Huntington's disease treated for first time

Gene Therapy Approach and Reported Results

  • Treatment uses an AAV5 viral vector to deliver a gene cassette encoding an artificial micro-RNA that selectively silences the mutant huntingtin mRNA, reducing toxic protein production.
  • Injection targets deep brain structures (putamen and caudate nucleus) via neurosurgery.
  • Company press release reports ~60–75% slowing of disease progression on several Huntington’s scales, with some cognitive measures showing >100% “slowing,” interpreted by commenters as possible partial functional improvement.
  • Neurofilament light chain levels (a marker of neuronal damage) reportedly improved instead of worsening, suggesting reduced cell death.

What “Slowing” Actually Means

  • BBC description: roughly, a year’s expected decline stretching to four years post-treatment, potentially adding “decades of good quality life.”
  • Unclear from current data whether very early or presymptomatic treatment would largely prevent onset, or mainly prolong the symptomatic phase.

Why Brain Surgery and Why So Long

  • Main reason: bypass the blood–brain barrier and get the vector into the exact brain regions affected.
  • AAV5 doesn’t efficiently cross into or uniformly infect the brain from systemic delivery.
  • Surgery is slow to avoid mechanical and pressure damage; infusion is done over 8–10 hours with very low flow rates, plus time for imaging and setup.

Uncertainties, Risk, and Need for Review

  • Several commenters stress that this is early, top-line data with small cohorts and complex “propensity-matched” controls; peer-reviewed publication and long-term follow-up are needed.
  • Concern that micro-RNA might have off-target effects or immune consequences, and there is no straightforward “off switch” for such gene therapies, though this vector appears non-integrating.
  • Some note that Huntington’s is a “low-hanging fruit” for gene therapy (single known gene, clear biomarkers), so results may not generalize easily to other neurodegenerative diseases.

Cost, Rarity, and Funding

  • Discussion of HD as a rare disease with historically weak commercial incentives; contrasts drawn with other rare conditions (e.g., cystic fibrosis, haemophilia) where state funding, charities, and “venture philanthropy” helped enable costly gene therapies.
  • Several comments emphasize decades of publicly funded basic research (NIH, UK agencies) underpinning such breakthroughs and criticize political moves to cut or politicize biomedical funding.

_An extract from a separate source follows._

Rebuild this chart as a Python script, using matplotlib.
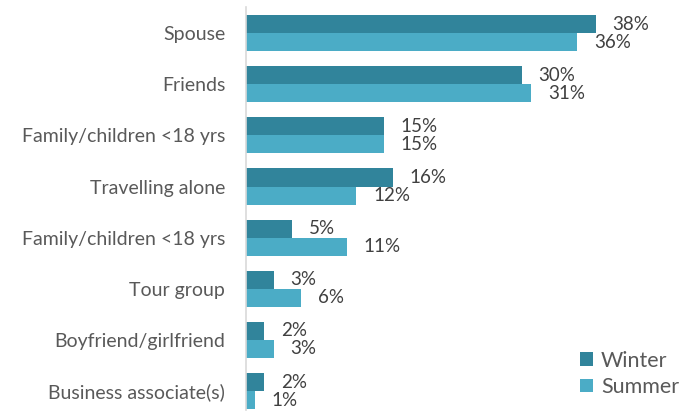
import numpy as np
import matplotlib.pyplot as plt

plt.rcParams['font.family'] = ['Lato', 'DejaVu Sans']

categories = ['Spouse', 'Friends', 'Family/children <18 yrs', 'Travelling alone',
              'Family/children <18 yrs', 'Tour group', 'Boyfriend/girlfriend',
              'Business associate(s)']
winter = [38, 30, 15, 16, 5, 3, 2, 2]
summer = [36, 31, 15, 12, 11, 6, 3, 1]

c_winter = '#31849B'
c_summer = '#4BACC6'

fig = plt.figure(figsize=(6.92, 4.12), dpi=100)
# axes placed in pixel terms: left edge at x=246, spans to the right edge
ax = fig.add_axes([246 / 692, 2 / 412, 446 / 692, 403 / 412])

y = np.arange(len(categories))
h = 0.353
ax.barh(y - h / 2, winter, height=h, color=c_winter, label='Winter')
ax.barh(y + h / 2, summer, height=h, color=c_summer, label='Summer')

for yi, w, s in zip(y, winter, summer):
    ax.annotate(f'{w}%', (w, yi - h / 2), xytext=(12, 0), textcoords='offset points',
                va='center', ha='left', fontsize=13.5, color='#404040')
    ax.annotate(f'{s}%', (s, yi + h / 2), xytext=(12, 0), textcoords='offset points',
                va='center', ha='left', fontsize=13.5, color='#404040')

ax.set_xlim(0, 446 / 9.2)
ax.set_ylim(7.37, -0.51)
ax.set_yticks(y)
ax.set_yticklabels(categories, fontsize=14, color='#595959')
ax.tick_params(axis='y', length=0, pad=15)
ax.set_xticks([])
for side in ['top', 'right', 'bottom']:
    ax.spines[side].set_visible(False)
ax.spines['left'].set_color('#D9D9D9')
ax.spines['left'].set_linewidth(1.2)

leg = ax.legend(loc='lower right', bbox_to_anchor=(1.0, 0.0), frameon=False,
                fontsize=15.5, handlelength=0.62, handleheight=0.62,
                handletextpad=0.35, labelspacing=0.3, labelcolor='#595959',
                borderaxespad=0.2)

fig.savefig('out.png', dpi=100)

Ethical and Personal Dimensions

  • Debate over using IVF with preimplantation genetic testing to prevent passing on the HD mutation versus moral objections to discarding affected embryos.
  • Multiple participants with HD in their families describe profound emotional impact, tradeoffs around genetic testing, and how even a 4× slowing would have radically changed their loved ones’ lives.